[EXERCISE OBJECTIVE] Restate the data word for word and leave the images out.

--- START SOURCE MATERIAL ---

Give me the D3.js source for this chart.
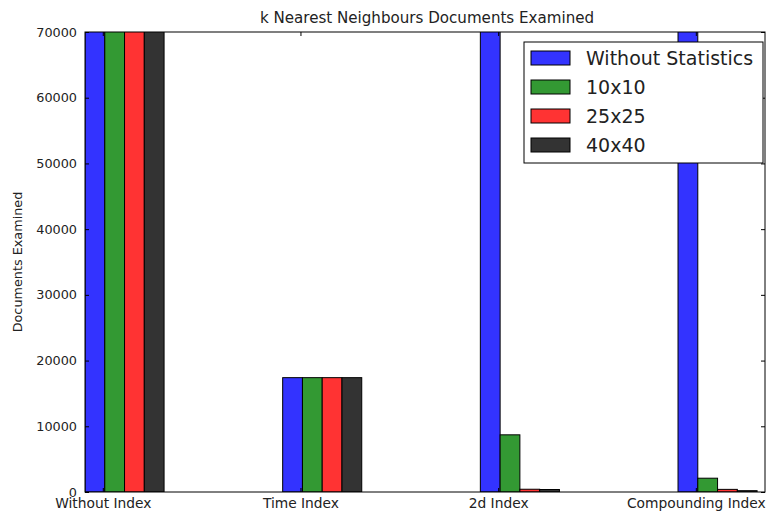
<!DOCTYPE html>
<html>
<head>
<meta charset="utf-8">
<script src="https://cdn.jsdelivr.net/npm/d3@7"></script>
<style>
  html, body { margin: 0; padding: 0; background: #fff; }
  svg { display: block; font-family: "DejaVu Sans", sans-serif; }
</style>
</head>
<body>
<svg id="chart" width="766" height="511"></svg>
<script>
// Index types along the x axis
const categories = ["Without Index", "Time Index", "2d Index", "Compounding Index"];
// Statistics grid configurations (one bar each per index type)
const seriesNames = ["Without Statistics", "10x10", "25x25", "40x40"];
// Documents examined per configuration; values above 70000 run past the axis
const withoutStatistics = [250000, 17400, 250000, 250000];
const grid10 = [250000, 17400, 8700, 2100];
const grid25 = [250000, 17400, 420, 400];
const grid40 = [250000, 17400, 380, 200];
const yTicks = [0, 10000, 20000, 30000, 40000, 50000, 60000, 70000];

const series = [withoutStatistics, grid10, grid25, grid40];
const colors = ["rgb(51,51,255)", "rgb(51,153,51)", "rgb(255,51,51)", "rgb(51,51,51)"];

const svg = d3.select("#chart");
const margin = { left: 85, right: 1, top: 32, bottom: 19 };
const W = 766, H = 511;
const x0 = margin.left, x1 = W - margin.right, y0 = H - margin.bottom, y1 = margin.top;

const barWidth = 0.1;
const x = d3.scaleLinear().domain([0, 3.44]).range([x0, x1]);
const y = d3.scaleLinear().domain([0, 70000]).range([y0, y1]);

svg.append("defs").append("clipPath").attr("id", "plot-clip")
  .append("rect").attr("x", x0).attr("y", y1).attr("width", x1 - x0).attr("height", y0 - y1);

const plot = svg.append("g").attr("clip-path", "url(#plot-clip)");

series.forEach((vals, k) => {
  plot.selectAll(null).data(vals).enter().append("rect")
    .attr("x", (d, i) => x(i + k * barWidth))
    .attr("width", x(barWidth) - x(0))
    .attr("y", d => y(d))
    .attr("height", d => y(0) - y(d))
    .attr("fill", colors[k])
    .attr("stroke", "#000")
    .attr("stroke-width", 1);
});

// Axis frame
svg.append("rect").attr("x", x0).attr("y", y1).attr("width", x1 - x0).attr("height", y0 - y1)
  .attr("fill", "none").attr("stroke", "#000").attr("stroke-width", 1);

// Y axis: ticks pointing inward on both sides
const yAxisL = d3.axisLeft(y).tickValues(yTicks).tickFormat(d3.format("d")).tickSizeInner(-4).tickSizeOuter(0).tickPadding(8);
const gyl = svg.append("g").attr("transform", `translate(${x0},0)`).call(yAxisL);
gyl.select(".domain").remove();
gyl.selectAll("text").attr("font-size", 12.8).attr("fill", "#222").attr("font-family", "DejaVu Sans");
const yAxisR = d3.axisRight(y).tickValues(yTicks).tickFormat("").tickSizeInner(-4).tickSizeOuter(0);
const gyr = svg.append("g").attr("transform", `translate(${x1},0)`).call(yAxisR);
gyr.select(".domain").remove();

// X axis: category labels at the first/second bar boundary
const tickPos = categories.map((c, i) => i + 0.09);
const xAxisB = d3.axisBottom(x).tickValues(tickPos).tickFormat((d, i) => categories[i]).tickSizeInner(-4).tickSizeOuter(0).tickPadding(6);
const gxb = svg.append("g").attr("transform", `translate(0,${y0})`).call(xAxisB);
gxb.select(".domain").remove();
gxb.selectAll("text").attr("font-size", 13.8).attr("fill", "#222").attr("font-family", "DejaVu Sans");
const xAxisT = d3.axisTop(x).tickValues(tickPos).tickFormat("").tickSizeInner(-4).tickSizeOuter(0);
const gxt = svg.append("g").attr("transform", `translate(0,${y1})`).call(xAxisT);
gxt.select(".domain").remove();
svg.selectAll(".tick line").attr("stroke", "#000");

// Title and axis label
svg.append("text").attr("x", 427).attr("y", 23).attr("text-anchor", "middle")
  .attr("font-size", 15.1).attr("fill", "#222").text("k Nearest Neighbours Documents Examined");
svg.append("text").attr("transform", `translate(22,${(y0 + y1) / 2}) rotate(-90)`)
  .attr("text-anchor", "middle").attr("font-size", 12.8).attr("fill", "#222").text("Documents Examined");

// Legend
const lg = svg.append("g").attr("transform", "translate(524,42)");
lg.append("rect").attr("width", 239).attr("height", 121).attr("fill", "#fff").attr("stroke", "#000").attr("stroke-width", 1);
seriesNames.forEach((name, k) => {
  const cy = 16 + k * 29;
  lg.append("rect").attr("x", 7).attr("y", cy - 7).attr("width", 39).attr("height", 14)
    .attr("fill", colors[k]).attr("stroke", "#000").attr("stroke-width", 1);
  lg.append("text").attr("x", 62).attr("y", cy).attr("dy", "0.36em")
    .attr("font-size", 19).attr("fill", "#222").text(name);
});
</script>
</body>
</html>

--- END SOURCE MATERIAL ---

[EXPECTED ANSWER]
Give me the D3.js source for this chart.
<!DOCTYPE html>
<html>
<head>
<meta charset="utf-8">
<script src="https://cdn.jsdelivr.net/npm/d3@7"></script>
<style>
  html, body { margin: 0; padding: 0; background: #fff; }
  svg { display: block; font-family: "DejaVu Sans", sans-serif; }
</style>
</head>
<body>
<svg id="chart" width="766" height="511"></svg>
<script>
// Index types along the x axis
const categories = ["Without Index", "Time Index", "2d Index", "Compounding Index"];
// Statistics grid configurations (one bar each per index type)
const seriesNames = ["Without Statistics", "10x10", "25x25", "40x40"];
// Documents examined per configuration; values above 70000 run past the axis
const withoutStatistics = [250000, 17400, 250000, 250000];
const grid10 = [250000, 17400, 8700, 2100];
const grid25 = [250000, 17400, 420, 400];
const grid40 = [250000, 17400, 380, 200];
const yTicks = [0, 10000, 20000, 30000, 40000, 50000, 60000, 70000];

const series = [withoutStatistics, grid10, grid25, grid40];
const colors = ["rgb(51,51,255)", "rgb(51,153,51)", "rgb(255,51,51)", "rgb(51,51,51)"];

const svg = d3.select("#chart");
const margin = { left: 85, right: 1, top: 32, bottom: 19 };
const W = 766, H = 511;
const x0 = margin.left, x1 = W - margin.right, y0 = H - margin.bottom, y1 = margin.top;

const barWidth = 0.1;
const x = d3.scaleLinear().domain([0, 3.44]).range([x0, x1]);
const y = d3.scaleLinear().domain([0, 70000]).range([y0, y1]);

svg.append("defs").append("clipPath").attr("id", "plot-clip")
  .append("rect").attr("x", x0).attr("y", y1).attr("width", x1 - x0).attr("height", y0 - y1);

const plot = svg.append("g").attr("clip-path", "url(#plot-clip)");

series.forEach((vals, k) => {
  plot.selectAll(null).data(vals).enter().append("rect")
    .attr("x", (d, i) => x(i + k * barWidth))
    .attr("width", x(barWidth) - x(0))
    .attr("y", d => y(d))
    .attr("height", d => y(0) - y(d))
    .attr("fill", colors[k])
    .attr("stroke", "#000")
    .attr("stroke-width", 1);
});

// Axis frame
svg.append("rect").attr("x", x0).attr("y", y1).attr("width", x1 - x0).attr("height", y0 - y1)
  .attr("fill", "none").attr("stroke", "#000").attr("stroke-width", 1);

// Y axis: ticks pointing inward on both sides
const yAxisL = d3.axisLeft(y).tickValues(yTicks).tickFormat(d3.format("d")).tickSizeInner(-4).tickSizeOuter(0).tickPadding(8);
const gyl = svg.append("g").attr("transform", `translate(${x0},0)`).call(yAxisL);
gyl.select(".domain").remove();
gyl.selectAll("text").attr("font-size", 12.8).attr("fill", "#222").attr("font-family", "DejaVu Sans");
const yAxisR = d3.axisRight(y).tickValues(yTicks).tickFormat("").tickSizeInner(-4).tickSizeOuter(0);
const gyr = svg.append("g").attr("transform", `translate(${x1},0)`).call(yAxisR);
gyr.select(".domain").remove();

// X axis: category labels at the first/second bar boundary
const tickPos = categories.map((c, i) => i + 0.09);
const xAxisB = d3.axisBottom(x).tickValues(tickPos).tickFormat((d, i) => categories[i]).tickSizeInner(-4).tickSizeOuter(0).tickPadding(6);
const gxb = svg.append("g").attr("transform", `translate(0,${y0})`).call(xAxisB);
gxb.select(".domain").remove();
gxb.selectAll("text").attr("font-size", 13.8).attr("fill", "#222").attr("font-family", "DejaVu Sans");
const xAxisT = d3.axisTop(x).tickValues(tickPos).tickFormat("").tickSizeInner(-4).tickSizeOuter(0);
const gxt = svg.append("g").attr("transform", `translate(0,${y1})`).call(xAxisT);
gxt.select(".domain").remove();
svg.selectAll(".tick line").attr("stroke", "#000");

// Title and axis label
svg.append("text").attr("x", 427).attr("y", 23).attr("text-anchor", "middle")
  .attr("font-size", 15.1).attr("fill", "#222").text("k Nearest Neighbours Documents Examined");
svg.append("text").attr("transform", `translate(22,${(y0 + y1) / 2}) rotate(-90)`)
  .attr("text-anchor", "middle").attr("font-size", 12.8).attr("fill", "#222").text("Documents Examined");

// Legend
const lg = svg.append("g").attr("transform", "translate(524,42)");
lg.append("rect").attr("width", 239).attr("height", 121).attr("fill", "#fff").attr("stroke", "#000").attr("stroke-width", 1);
seriesNames.forEach((name, k) => {
  const cy = 16 + k * 29;
  lg.append("rect").attr("x", 7).attr("y", cy - 7).attr("width", 39).attr("height", 14)
    .attr("fill", colors[k]).attr("stroke", "#000").attr("stroke-width", 1);
  lg.append("text").attr("x", 62).attr("y", cy).attr("dy", "0.36em")
    .attr("font-size", 19).attr("fill", "#222").text(name);
});
</script>
</body>
</html>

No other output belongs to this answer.